Records provided -
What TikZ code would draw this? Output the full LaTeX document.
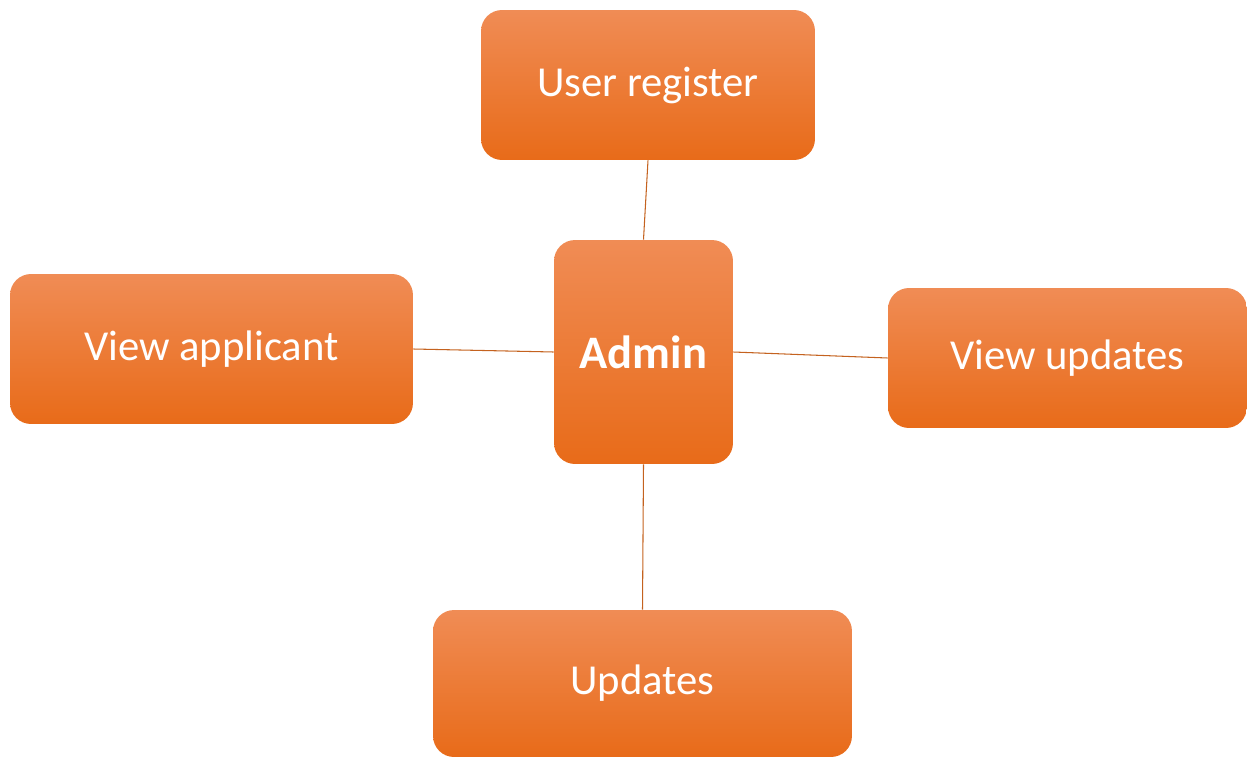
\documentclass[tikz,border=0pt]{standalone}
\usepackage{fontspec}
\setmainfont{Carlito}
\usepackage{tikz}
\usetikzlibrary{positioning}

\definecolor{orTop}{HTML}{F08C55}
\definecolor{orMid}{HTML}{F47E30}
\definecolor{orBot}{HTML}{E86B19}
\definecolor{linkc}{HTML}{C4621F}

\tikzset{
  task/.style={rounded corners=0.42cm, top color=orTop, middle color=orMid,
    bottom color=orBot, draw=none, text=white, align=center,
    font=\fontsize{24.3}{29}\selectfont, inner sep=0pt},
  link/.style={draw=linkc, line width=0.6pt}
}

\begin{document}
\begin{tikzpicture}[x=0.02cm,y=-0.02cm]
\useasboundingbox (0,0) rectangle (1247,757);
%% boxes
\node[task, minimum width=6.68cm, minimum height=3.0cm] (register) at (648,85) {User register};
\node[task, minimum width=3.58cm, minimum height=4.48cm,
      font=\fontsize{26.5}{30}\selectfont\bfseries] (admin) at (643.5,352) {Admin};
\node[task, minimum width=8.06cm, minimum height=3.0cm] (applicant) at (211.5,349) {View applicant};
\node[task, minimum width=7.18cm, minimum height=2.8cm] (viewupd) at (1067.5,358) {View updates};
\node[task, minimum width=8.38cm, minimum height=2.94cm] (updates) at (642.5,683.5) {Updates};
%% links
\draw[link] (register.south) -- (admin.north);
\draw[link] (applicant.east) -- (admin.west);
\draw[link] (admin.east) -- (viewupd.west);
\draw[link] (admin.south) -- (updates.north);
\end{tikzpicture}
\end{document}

==

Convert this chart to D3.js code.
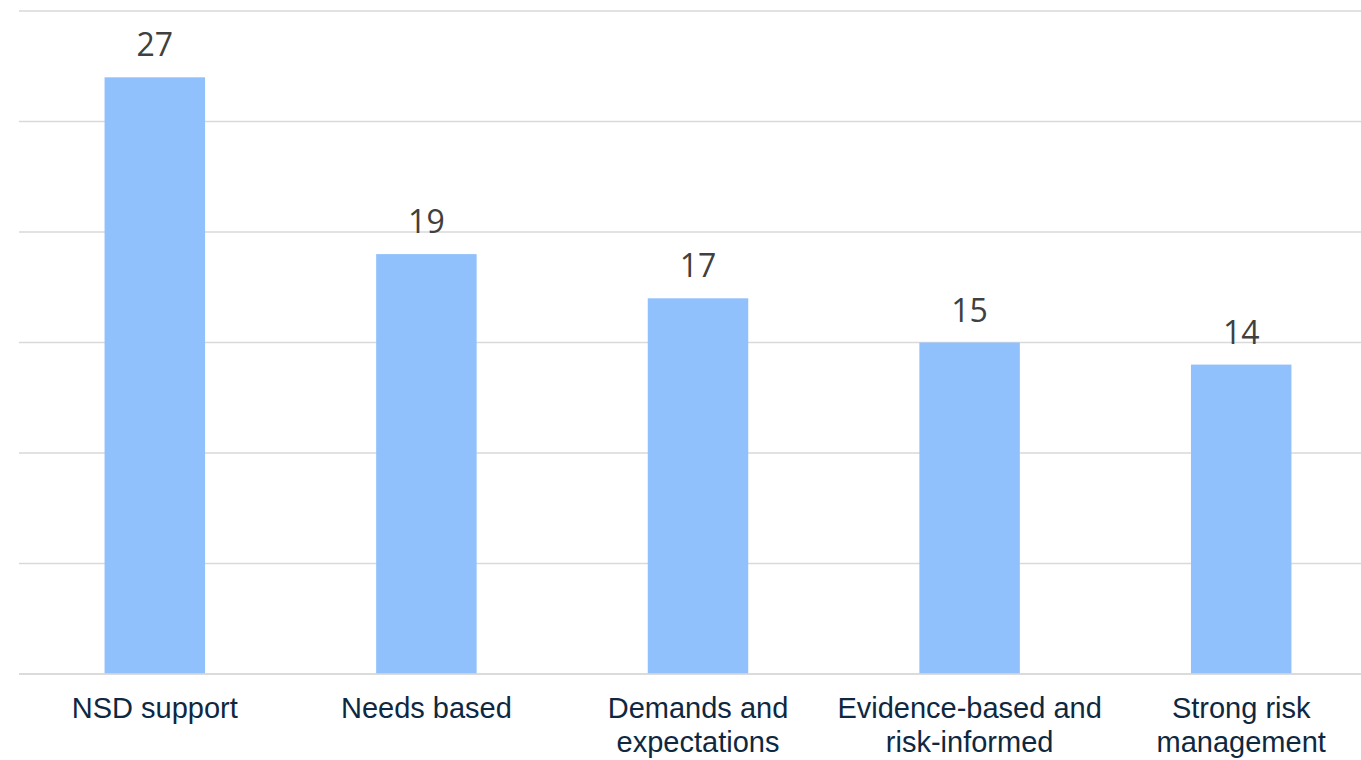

Task statement -
Within the material above, find the lines that contain the word "this"; copy them.

Result of the exercise -
What TikZ code would draw this? Output the full LaTeX document.
Convert this chart to D3.js code.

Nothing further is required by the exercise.